C'est que l'autodidacte, dans la position initiale de celui qui devait en effet apprendre en marge des institutions scolaires, s'est progressivement comporté comme un consommateur sans manière, un rustre assis sans façon à la table des matières, un dévoreur de connaissances avec les doigts, un sans-gêne qui se sert à pleines mains sales dans les plats sous le regard dégoûté de présumés bégueules, un mal éduqué qui harponne directement le Chef en cuisine, niant au passage le maître d'hôtel. C'est que l'autodidacte est parfois moins qu'un gourmet, un insatiable mort de faim, non pas tellement que son estomac défaillirait s'il n'était saisi d'un tel afflux de nourriture, mais qu'un arrêt subi de mastication intempestive confronterait, potentiellement sans anesthésie, ce ventre sur pattes aux blessures narcissiques qu'il n'entend pas affronter, persuadé que, bien plus que « simplement » mortifères, elles lui seraient mortelles.

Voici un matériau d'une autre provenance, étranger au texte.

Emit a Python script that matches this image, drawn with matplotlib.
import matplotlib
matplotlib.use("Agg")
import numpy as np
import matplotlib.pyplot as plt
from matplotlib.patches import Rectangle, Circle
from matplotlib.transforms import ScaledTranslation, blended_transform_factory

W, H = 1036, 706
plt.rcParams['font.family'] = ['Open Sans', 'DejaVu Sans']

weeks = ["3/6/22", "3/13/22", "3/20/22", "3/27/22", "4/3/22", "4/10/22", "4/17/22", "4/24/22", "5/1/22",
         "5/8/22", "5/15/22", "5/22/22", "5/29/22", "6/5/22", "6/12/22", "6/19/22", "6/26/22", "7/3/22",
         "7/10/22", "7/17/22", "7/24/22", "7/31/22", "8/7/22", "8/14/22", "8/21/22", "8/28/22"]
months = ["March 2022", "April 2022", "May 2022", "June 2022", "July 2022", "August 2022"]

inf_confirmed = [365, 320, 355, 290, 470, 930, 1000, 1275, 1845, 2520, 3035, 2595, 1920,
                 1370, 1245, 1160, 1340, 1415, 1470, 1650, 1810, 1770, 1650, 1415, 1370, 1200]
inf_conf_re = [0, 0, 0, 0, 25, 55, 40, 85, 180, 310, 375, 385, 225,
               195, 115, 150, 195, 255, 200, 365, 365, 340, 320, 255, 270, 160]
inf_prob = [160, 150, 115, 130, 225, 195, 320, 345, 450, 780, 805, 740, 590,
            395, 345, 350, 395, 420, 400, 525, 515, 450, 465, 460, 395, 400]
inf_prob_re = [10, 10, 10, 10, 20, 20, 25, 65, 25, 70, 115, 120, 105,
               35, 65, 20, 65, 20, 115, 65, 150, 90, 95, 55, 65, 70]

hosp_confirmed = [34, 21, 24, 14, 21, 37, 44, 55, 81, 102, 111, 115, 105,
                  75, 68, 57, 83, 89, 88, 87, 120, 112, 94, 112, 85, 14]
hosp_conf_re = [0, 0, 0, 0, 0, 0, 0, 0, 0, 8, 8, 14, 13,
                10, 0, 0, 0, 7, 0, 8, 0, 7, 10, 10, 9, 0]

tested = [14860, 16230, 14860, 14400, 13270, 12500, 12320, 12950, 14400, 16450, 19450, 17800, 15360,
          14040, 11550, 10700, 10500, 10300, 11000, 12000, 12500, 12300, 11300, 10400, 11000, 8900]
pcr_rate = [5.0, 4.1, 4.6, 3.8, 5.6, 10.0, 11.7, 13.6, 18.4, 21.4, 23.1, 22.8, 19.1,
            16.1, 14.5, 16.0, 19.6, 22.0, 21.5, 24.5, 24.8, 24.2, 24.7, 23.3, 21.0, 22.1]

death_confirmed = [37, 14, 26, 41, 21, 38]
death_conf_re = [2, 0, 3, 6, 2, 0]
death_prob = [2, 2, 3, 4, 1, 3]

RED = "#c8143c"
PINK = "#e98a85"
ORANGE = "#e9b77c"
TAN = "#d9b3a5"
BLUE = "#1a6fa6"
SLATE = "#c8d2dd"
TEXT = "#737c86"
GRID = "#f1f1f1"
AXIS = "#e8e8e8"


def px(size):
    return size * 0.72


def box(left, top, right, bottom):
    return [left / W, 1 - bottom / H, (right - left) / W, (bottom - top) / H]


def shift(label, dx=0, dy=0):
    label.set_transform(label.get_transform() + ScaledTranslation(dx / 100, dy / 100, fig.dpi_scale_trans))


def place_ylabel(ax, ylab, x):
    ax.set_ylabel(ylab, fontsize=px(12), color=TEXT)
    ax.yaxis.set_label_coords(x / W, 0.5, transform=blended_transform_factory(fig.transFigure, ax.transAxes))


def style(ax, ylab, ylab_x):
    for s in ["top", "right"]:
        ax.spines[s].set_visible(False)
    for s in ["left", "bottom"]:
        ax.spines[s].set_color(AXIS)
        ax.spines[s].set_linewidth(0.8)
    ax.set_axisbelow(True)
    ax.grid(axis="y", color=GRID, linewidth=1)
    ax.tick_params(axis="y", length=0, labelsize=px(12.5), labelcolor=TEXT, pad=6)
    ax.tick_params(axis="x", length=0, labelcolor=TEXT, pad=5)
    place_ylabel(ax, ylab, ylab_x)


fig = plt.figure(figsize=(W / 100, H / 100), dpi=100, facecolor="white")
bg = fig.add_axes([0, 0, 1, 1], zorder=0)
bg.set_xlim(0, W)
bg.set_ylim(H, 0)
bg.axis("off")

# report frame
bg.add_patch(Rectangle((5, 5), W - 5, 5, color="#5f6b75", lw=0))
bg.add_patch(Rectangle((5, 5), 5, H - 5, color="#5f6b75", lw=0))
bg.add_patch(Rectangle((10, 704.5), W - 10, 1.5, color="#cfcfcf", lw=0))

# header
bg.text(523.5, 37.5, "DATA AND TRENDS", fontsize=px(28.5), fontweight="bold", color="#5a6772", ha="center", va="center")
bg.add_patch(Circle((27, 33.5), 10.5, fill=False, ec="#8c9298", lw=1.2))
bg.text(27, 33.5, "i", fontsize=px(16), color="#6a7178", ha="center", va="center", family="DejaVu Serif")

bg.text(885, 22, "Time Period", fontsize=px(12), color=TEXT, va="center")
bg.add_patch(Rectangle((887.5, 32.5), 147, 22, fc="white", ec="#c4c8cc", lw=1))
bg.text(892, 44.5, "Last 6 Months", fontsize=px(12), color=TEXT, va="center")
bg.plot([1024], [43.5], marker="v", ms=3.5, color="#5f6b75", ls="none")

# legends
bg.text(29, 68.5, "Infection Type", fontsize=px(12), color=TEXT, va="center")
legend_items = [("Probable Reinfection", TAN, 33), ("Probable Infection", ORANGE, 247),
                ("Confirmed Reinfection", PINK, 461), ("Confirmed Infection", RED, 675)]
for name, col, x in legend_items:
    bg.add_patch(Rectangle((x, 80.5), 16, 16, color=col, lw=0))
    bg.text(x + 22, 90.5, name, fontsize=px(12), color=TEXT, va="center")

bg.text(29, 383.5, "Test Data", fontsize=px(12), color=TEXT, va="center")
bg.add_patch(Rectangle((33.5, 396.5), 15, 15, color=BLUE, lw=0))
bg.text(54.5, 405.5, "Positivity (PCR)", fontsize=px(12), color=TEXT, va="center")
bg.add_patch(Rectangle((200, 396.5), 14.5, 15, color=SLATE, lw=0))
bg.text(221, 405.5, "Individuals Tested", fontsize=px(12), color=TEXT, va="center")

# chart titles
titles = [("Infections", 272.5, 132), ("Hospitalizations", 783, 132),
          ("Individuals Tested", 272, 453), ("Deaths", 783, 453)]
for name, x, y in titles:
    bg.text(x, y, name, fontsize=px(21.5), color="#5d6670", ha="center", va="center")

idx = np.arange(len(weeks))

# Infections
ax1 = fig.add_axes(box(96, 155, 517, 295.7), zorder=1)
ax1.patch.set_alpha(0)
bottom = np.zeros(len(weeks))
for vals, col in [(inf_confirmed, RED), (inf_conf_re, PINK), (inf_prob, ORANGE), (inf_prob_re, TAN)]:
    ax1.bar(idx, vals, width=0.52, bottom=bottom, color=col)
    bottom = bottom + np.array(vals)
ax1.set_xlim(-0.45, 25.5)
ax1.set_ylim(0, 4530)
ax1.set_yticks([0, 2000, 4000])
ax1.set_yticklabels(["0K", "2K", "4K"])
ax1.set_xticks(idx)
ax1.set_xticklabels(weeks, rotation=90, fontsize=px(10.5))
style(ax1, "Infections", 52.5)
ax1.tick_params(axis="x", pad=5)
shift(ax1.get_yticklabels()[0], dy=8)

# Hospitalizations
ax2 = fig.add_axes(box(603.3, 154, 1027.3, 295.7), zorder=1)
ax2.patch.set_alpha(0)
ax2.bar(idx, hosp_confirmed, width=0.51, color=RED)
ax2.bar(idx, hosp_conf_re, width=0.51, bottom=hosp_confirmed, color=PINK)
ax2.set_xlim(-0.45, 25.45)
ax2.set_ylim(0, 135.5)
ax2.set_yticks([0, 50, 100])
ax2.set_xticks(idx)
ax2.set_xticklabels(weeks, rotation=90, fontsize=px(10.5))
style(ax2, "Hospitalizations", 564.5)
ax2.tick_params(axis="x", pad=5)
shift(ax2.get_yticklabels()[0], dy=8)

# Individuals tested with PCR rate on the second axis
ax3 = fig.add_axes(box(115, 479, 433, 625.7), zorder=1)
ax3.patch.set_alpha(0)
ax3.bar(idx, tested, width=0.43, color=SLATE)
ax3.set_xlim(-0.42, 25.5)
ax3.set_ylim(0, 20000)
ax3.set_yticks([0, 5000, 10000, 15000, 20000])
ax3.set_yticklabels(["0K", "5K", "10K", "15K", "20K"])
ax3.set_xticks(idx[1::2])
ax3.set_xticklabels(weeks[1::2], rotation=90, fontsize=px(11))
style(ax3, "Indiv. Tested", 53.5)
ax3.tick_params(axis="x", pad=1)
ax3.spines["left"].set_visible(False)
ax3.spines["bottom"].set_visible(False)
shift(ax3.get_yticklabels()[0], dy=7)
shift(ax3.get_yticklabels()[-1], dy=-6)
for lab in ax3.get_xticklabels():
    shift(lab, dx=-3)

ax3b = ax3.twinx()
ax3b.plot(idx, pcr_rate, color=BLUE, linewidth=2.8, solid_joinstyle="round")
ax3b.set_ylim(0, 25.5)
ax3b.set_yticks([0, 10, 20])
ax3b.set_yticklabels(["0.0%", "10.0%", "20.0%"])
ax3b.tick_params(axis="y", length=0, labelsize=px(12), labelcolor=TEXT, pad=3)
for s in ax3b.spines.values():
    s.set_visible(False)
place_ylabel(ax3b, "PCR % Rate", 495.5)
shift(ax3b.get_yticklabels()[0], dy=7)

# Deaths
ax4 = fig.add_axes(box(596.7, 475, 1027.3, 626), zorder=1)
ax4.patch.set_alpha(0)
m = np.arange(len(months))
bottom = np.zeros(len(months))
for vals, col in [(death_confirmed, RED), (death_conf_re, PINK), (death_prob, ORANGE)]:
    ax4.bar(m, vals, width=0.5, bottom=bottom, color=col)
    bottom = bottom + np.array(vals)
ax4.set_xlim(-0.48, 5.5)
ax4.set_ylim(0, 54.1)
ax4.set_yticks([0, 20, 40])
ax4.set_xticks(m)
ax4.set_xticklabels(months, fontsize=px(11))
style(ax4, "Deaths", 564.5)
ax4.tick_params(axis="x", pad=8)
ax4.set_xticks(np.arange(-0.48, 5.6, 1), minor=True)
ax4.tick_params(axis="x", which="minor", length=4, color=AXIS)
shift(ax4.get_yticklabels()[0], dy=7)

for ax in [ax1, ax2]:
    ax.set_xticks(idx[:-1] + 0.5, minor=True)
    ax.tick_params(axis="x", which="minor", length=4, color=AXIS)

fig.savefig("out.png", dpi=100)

Pour que jamais nourriture – en termes d'apprentissage s'entend – ne manque à sa table, l'autodidacte a donc, tel un prédateur, multiplié ses outils, quasiment ses armes, de la stratégisation de ses contacts à l'élaboration de réseaux au sein desquels puiser ses ressources indispensables, du renouvellement constant des questions qui alimentent la fuite en avant d'une perfection prétendument jamais atteinte, jusqu'à la capacité progressivement acquise de contraindre les interlocuteurs institutionnels, ceux dont il se sent depuis toujours le mal-aimé, à reconnaître en lui davantage que les titres et mérites que ces mêmes interlocuteurs, supposément toujours, lui avaient précédemment refusés.

Progressivement, l'exclusion, la déconsidération perçues, le rejet ressenti à son propre égard de la part d'autorités institutionnelles ou économiques, laissent place, faute de se sentir jamais prêt à affronter ses souffrances, à l'appétit sans fin d'ogres insatiables, de dévoreurs du monde, que ne peut effrayer qu'une pourtant saine faim de soi.

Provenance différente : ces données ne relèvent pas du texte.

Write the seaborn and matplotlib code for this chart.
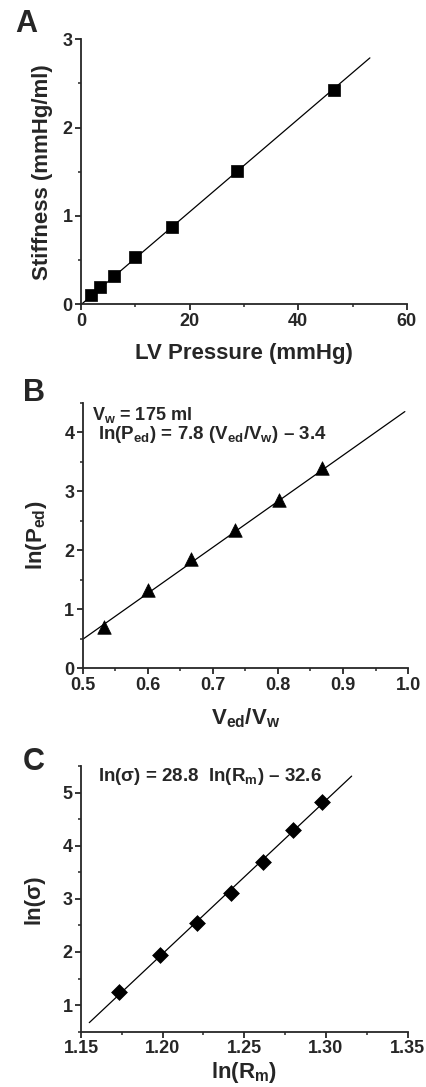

À l'ombre de feu Royal Boch, lorsque s'éteindront les spots sur « La dernière défaïence », huit hommes debout, fourbus par le marathon des démarches quasiment proprioceptives qui animent, protègent mais épuisent les autodidactes, seront inévitablement confrontés aux blessures narcissiques laissées là quelques années plus tôt. La course autodidactique folle leur aura toutefois apporté le bénéfice de la distance, plus exactement encore de la mise à distance, de la position méta depuis laquelle on peut parfois mieux négocier avec soi-même, rendre à chaque circonstance son exacte dimension et recomprendre enfin tant la leçon de Goffman – « Vous avez des béquilles, faites-en des clubs de golf ! » – que le chemin de Bandura qui, sur fond d'agentivité triadique réciproque, remet le pied à l'étrier ceux qui, se sentant de nouveau appréciables, appréciés dans le regard des autres, retrouvant une confiance dans leurs propres compétences, comprenant de nouveau leur utilité au sein de la société dont ils sont membres, y retrouvent pleinement leurs potentialités, progressivement leur place au prix d'avoir finalement pu vaincre leur stress émotionnel et de retrouver, tel un exercice salvateur de mythopoïèse, les justifications internes d'un passé enfin réapproprié.